The ‘Internet of Things’ (IoT) as the name suggests is basically connecting as many devices online for them to communicate with each other. If you think that is a far-fetched concept it is nothing new – we have been using it since the advent of GSM, Infrared, GPS, GPRS, Bluetooth, Wi-Fi and other wireless connections.
To put the concept into further context, your Smartphone/watch, Bluetooth headset, your wireless printer or Smart fridge (for those wealthy enough to own one) are all Internet of things and require a sensor or chip to connect.
The term was supposedly coined about a decade ago, when a company executive discussed an idea which sounded bizarrely unnecessary and over-futuristic at the time, advocating for the need for a chip for every electronic device – mainly for supply chain and automation in the retail industry. Fast forward to today, and this has indeed come to fruition. We now have smart cars, smart homes and even tracking chips inserted into pets!
So, each component or part of the object is equipped with an individual chip (small processor) with a unique IP address – just like the IP address used to identify your home modem or Office server. Why would you want that you might ask? Well, wouldn’t it be useful for devices and machines to work things out by themselves, by talking to each other to solve complex problems before you even become aware of them?
This is in fact how the devices communicate with the central server to relate pertinent information: like the temperature in the fridge (to avoid food getting mouldy), amount of water used in one washing cycle in the washing machine, or car tyres pressure and temperature (to avoid overheating and bursting).
Can you then imagine the number of chips that are required for the typical household with a car, security alarm, fridge, microwave, tumble dryer, TVs, Radios, computers/tablets, lighting and heating/cooling system – each requiring a unique IP address?
The talks about IOT highlighted the need for more IP addresses and a need to track or generate them because we are running out of ‘normal’ IP addresses known as IP4 (the number 4 denoting the number of billion IP addresses available). This is because, at the birth of the Internet age in the 1980s, no one ever envisioned a time when the world would need more than four million IP addresses. But with the need as mentioned above for internet of things – that has come to pass.
Without getting too technical, the issue is being resolved with the development of a newer IP system known as the IP6. The main difference between the two but it is merely that one is on 32-bit system while the newer on 128-bit and that influences merely the length of the addresses. Again, the technicalities would only matter to the now growing IoT industry and would not affect us as individuals.
Large companies looking to manufacture a lot of parts for their devices would need to insert an IP address on each piece – even something as trivial as the car side-mirror or more serious such as the helmet of a sportsperson engaging in the contact sport.

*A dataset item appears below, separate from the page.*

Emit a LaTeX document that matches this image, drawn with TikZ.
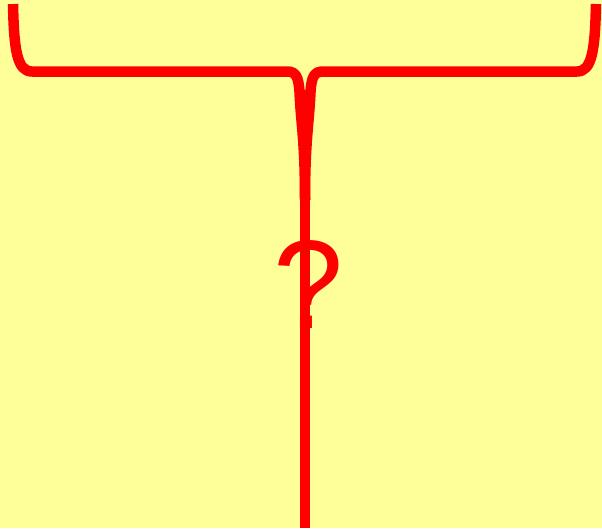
\documentclass[tikz,border=0pt]{standalone}
\usepackage{fontspec}
\setmainfont{Liberation Sans}
\definecolor{bgyellow}{RGB}{255,255,153}
\definecolor{bracered}{RGB}{255,0,0}
\tikzset{
  bracestroke/.style={draw=bracered, line width=10.5pt, line cap=butt, line join=round},
  stemline/.style={draw=bracered, line width=10.5pt},
  qmark/.style={text=bracered, font=\fontsize{126}{126}\selectfont, inner sep=0pt}
}
\begin{document}
\begin{tikzpicture}[x=1pt,y=-1pt]
  \fill[bgyellow] (0,0) rectangle (602,528);
  \useasboundingbox (0,0) rectangle (602,528);
  \coordinate (top) at (305,90);
  \coordinate (bottom) at (305,528);
  \draw[stemline] (top) -- (bottom);
  \draw[bracestroke] (13,4) .. controls (14,50) and (17,71.5) .. (32,71.5) -- (287,71.5)
     .. controls (296,71.5) and (298.5,77) .. (299.5,92) .. controls (301,125) and (305,140) .. (305,200);
  \draw[bracestroke] (596,4) .. controls (595,50) and (592,71.5) .. (577,71.5) -- (323,71.5)
     .. controls (314,71.5) and (311.5,77) .. (310.5,92) .. controls (309,125) and (305,140) .. (305,200);
  \node[qmark] (q) at (309,285) {?};
\end{tikzpicture}
\end{document}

From an education perspective, the IoT can make learning a lot more fun for kids and young adults. Toy-maker Sphero, for example, has been long making wireless operated toys like its SPRK+(pictured below). The idea is to fuse physical (programmable) robotic toys with digital apps, to simultaneously provide entertainment experiences while inspiring tomorrow’s leaders in maths, engineering and science.
There are discussions to extend this connectedness to human beings – much like was prophesied in many sci-fi books and George Orwell’s 1984. At the risk of sounding naïve to the dangers of having things interconnected and online and the advent of a potential ‘rise of the machines’, if Artificial Intelligence was to take over the control of all our devices, we have to look at the practicality and usefulness of the IoT, especially from a software development stance.
There are also a few new decentralised systems that are even advocating for a fragmented Internet for that very reason (security and privacy) to allow one to control one’s little space within the “interconnected” web. So that in a way, would enable you to run your own (private) local area network (LAN) within the Internet domain – if that makes any sense.
Blockchain advocates and companies like IOTA and Chinese-based Crypto-firm Tron are pushing the IoT and the decentralisation of the whole Internet narrative hard. It is only a matter of time before this becomes the norm. Companies are now queuing to get the IP6s and have incorporated adding them to the manufacturing processes.
Once the security and privacy issues have been adequately planned and implemented, the pros of the full adoption of IoT will outweigh the cons as we have already become highly dependant on our gadgets (and accompanying software).